Le Stelvio est sans doute le plus beau col d’Europe, et il est aussi une des plus exigeants. Je m’étais attendu plusieurs mois avant la randonnée à souffrir dans cette montée particulièrement dure, abordée au bout de près de 1500 km de route. Mais ce que j’ai vécu a dépassé mes craintes. Je dirai juste que j’ai dû mettre plus du double du temps habituel pour le gravir. Mais j’ai tout de même fini par arriver en haut, ouf.

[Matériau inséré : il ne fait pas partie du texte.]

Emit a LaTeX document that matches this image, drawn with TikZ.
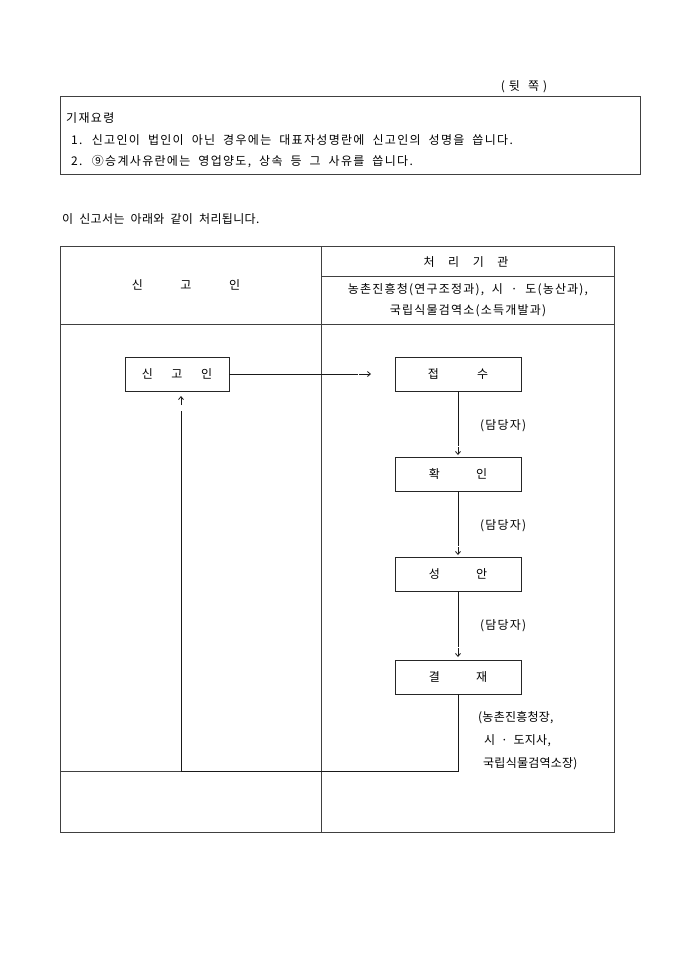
\documentclass[tikz,border=0pt]{standalone}
\usepackage{fontspec}
\setmainfont{Noto Sans CJK KR}[LetterSpace=10,WordSpace=2]
\newfontfamily\krwide{Noto Sans CJK KR}[LetterSpace=11,WordSpace=2]
\newfontfamily\krtight{Noto Sans CJK KR}[LetterSpace=3,WordSpace=2]
\newfontfamily\krsmall{Noto Sans CJK KR}[LetterSpace=2,WordSpace=2]
\newfontfamily\krplain{Noto Sans CJK KR}
\usetikzlibrary{arrows.meta}
\tikzset{
  tab/.style={draw=black!75, line width=0.9pt},
  flowbox/.style={draw=black!85, line width=0.9pt, minimum width=126pt, minimum height=34pt, inner sep=0pt, font=\krplain\fontsize{12}{14}\selectfont},
  flowline/.style={draw=black!90, line width=0.8pt},
  arr/.style={draw=black!90, line width=0.8pt, -{Straight Barb[length=3pt,width=5pt]}},
  txt/.style={inner sep=0pt, font=\fontsize{12}{14}\selectfont},
  ltxt/.style={txt, anchor=west}
}
\begin{document}
\begin{tikzpicture}[x=1pt,y=-1pt]
\useasboundingbox (0,0) rectangle (680,962);
\fill[white] (0,0) rectangle (680,962);

% header
\node[txt, font=\krplain\fontsize{12}{14}\selectfont] (back) at (524,87) {(\hspace{4pt}뒷\hspace{8pt}쪽\hspace{4pt})};

% instructions box
\draw[tab] (60,96) rectangle (640,174);
\node[ltxt, font=\krwide\fontsize{12}{14}\selectfont] (gi) at (66,118) {기재요령};
\node[ltxt, font=\krwide\fontsize{12}{14}\selectfont] (l1) at (71,140) {1. 신고인이 법인이 아닌 경우에는 대표자성명란에 신고인의 성명을 씁니다.};
\node[ltxt, font=\krwide\fontsize{12}{14}\selectfont] (l2) at (71,162) {2. ⑨승계사유란에는 영업양도, 상속 등 그 사유를 씁니다.};

\node[ltxt, font=\krtight\fontsize{12}{14}\selectfont] (intro) at (62,219) {이 신고서는 아래와 같이 처리됩니다.};

% table
\draw[tab] (60,246) rectangle (614,832);
\draw[tab] (321,246) -- (321,832);
\draw[tab] (321,276) -- (614,276);
\draw[tab] (60,324) -- (614,324);
\draw[tab] (60,771) -- (321,771);

\node[txt, font=\krplain\fontsize{12}{14}\selectfont] (h1) at (186,285) {신\hspace{37.5pt}고\hspace{37.5pt}인};
\node[txt, font=\krplain\fontsize{12}{14}\selectfont] (h2) at (466,262) {처\hspace{13.5pt}리\hspace{13.5pt}기\hspace{13.5pt}관};
\node[txt] (h3) at (468,290) {농촌진흥청(연구조정과),  시 · 도(농산과),};
\node[txt] (h4) at (468,311) {국립식물검역소(소득개발과)};

% flow boxes
\node[flowbox, minimum width=104pt] (sin) at (177,374) {신\hspace{18.5pt}고\hspace{18.5pt}인\hspace{7pt}};
\node[flowbox] (jeop) at (458,374) {접\hspace{38pt}수};
\node[flowbox] (hwak) at (458,474) {확\hspace{36pt}인};
\node[flowbox] (seong) at (458,574) {성\hspace{36pt}안};
\node[flowbox] (gyeol) at (458,677) {결\hspace{36pt}재};

% horizontal arrow
\coordinate (a1) at (358,374);
\coordinate (a1s) at (359,374);
\coordinate (a1e) at (371,374);
\draw[flowline] (sin.east) -- (a1);
\draw[arr] (a1s) -- (a1e);

% vertical arrows
\coordinate (d1) at (458,446);
\coordinate (d1s) at (458,447);
\coordinate (d1e) at (458,455);
\draw[flowline] (jeop.south) -- (d1);
\draw[arr] (d1s) -- (d1e);
\node[ltxt] (dd1) at (480,426) {(담당자)};

\coordinate (d2) at (458,546);
\coordinate (d2s) at (458,547);
\coordinate (d2e) at (458,555);
\draw[flowline] (hwak.south) -- (d2);
\draw[arr] (d2s) -- (d2e);
\node[ltxt] (dd2) at (480,526) {(담당자)};

\coordinate (d3) at (458,647);
\coordinate (d3s) at (458,648);
\coordinate (d3e) at (458,657);
\draw[flowline] (seong.south) -- (d3);
\draw[arr] (d3s) -- (d3e);
\node[ltxt] (dd3) at (480,626) {(담당자)};

% return line
\coordinate (c1) at (458,771);
\coordinate (c2) at (181,771);
\coordinate (u1) at (181,411);
\coordinate (u2) at (181,405);
\coordinate (u3) at (181,396);
\draw[flowline] (gyeol.south) -- (c1) -- (c2) -- (u1);
\draw[arr] (u2) -- (u3);

\node[ltxt, font=\krsmall\fontsize{12}{14}\selectfont] (b1) at (478,718) {(농촌진흥청장,};
\node[ltxt, font=\krsmall\fontsize{12}{14}\selectfont] (b2) at (484,741) {시 · 도지사,};
\node[ltxt, font=\krsmall\fontsize{12}{14}\selectfont] (b3) at (483,764) {국립식물검역소장)};
\end{tikzpicture}
\end{document}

Alors que nous avions été remarquablement épargnés par le mauvais temps tout le long de la randonnée, un grand coup de tonnerre retentit au moment où je sors du contrôle final au col, et c’est sous une pluie battante que je rejoins Bormio. Après une douche bien nécessaire, je passe la nuit comme je peux et me dirige au petit matin vers le bus de Tirano. J’arrive à Milan à neuf heures et demi, mais le train de onze heures est complet, et je dois attendre jusqu’à quinze heures pour pouvoir rentrer à Nice. Durant tout le temps que je passe dans la gare de Milan, je ressasse que si j’avais été muni d’un Smartphone, comme tout le monde, j’aurais peut-être eu la possibilité de réserver le premier train la veille (ce qui m’a incité à en acheter un à mon retour à Nice, qui me servira n’en doutons pas lors de mes prochains voyages).

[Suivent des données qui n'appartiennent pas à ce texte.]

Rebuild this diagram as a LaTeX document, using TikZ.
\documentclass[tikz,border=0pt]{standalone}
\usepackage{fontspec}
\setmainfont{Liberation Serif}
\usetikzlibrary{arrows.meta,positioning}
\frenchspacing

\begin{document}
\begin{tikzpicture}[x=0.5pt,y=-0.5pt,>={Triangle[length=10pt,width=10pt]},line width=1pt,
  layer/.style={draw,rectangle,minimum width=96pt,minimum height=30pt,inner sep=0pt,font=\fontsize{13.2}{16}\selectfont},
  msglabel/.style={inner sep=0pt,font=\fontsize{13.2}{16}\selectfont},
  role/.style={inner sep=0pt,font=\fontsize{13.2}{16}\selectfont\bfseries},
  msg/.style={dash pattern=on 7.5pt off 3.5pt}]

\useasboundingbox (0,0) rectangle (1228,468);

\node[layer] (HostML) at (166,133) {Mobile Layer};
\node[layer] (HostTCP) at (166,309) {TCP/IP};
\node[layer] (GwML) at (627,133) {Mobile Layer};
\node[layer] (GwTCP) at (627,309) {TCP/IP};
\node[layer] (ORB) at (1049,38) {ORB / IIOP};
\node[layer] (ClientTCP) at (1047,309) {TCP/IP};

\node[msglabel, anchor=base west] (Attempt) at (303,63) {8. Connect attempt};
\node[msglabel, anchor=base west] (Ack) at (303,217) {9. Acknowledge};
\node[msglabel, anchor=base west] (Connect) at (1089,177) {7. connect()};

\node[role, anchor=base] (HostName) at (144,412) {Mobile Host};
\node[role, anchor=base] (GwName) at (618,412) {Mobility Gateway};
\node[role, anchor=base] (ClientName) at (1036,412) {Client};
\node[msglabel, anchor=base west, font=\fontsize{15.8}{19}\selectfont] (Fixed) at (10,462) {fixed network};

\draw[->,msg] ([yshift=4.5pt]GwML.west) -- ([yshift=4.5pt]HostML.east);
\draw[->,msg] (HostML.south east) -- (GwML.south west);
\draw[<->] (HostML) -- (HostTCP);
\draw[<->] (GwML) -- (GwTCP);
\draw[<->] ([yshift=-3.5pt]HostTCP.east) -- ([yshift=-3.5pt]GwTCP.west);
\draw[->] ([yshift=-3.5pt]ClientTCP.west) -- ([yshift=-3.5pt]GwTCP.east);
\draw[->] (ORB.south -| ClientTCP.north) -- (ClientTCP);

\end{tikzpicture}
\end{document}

Malgré que j’ai souffert relativement durant cette randonnée, de par ma forme moins bonne que les autres années suite à ma fracture de la clavicule, et aussi sans doute parce que je n’avais pu m’empêcher d’aller grimper des BIG juste avant le départ, je suis bien évidemment très content d’avoir réussi ce troisième volet de l’Italia del Grand Tour. J’ai hâte maintenant de retrouver la Sardaigne et la Sicile pour terminer ce brevet qui me tient tant à cœur. Rendez-vous en avril 2019.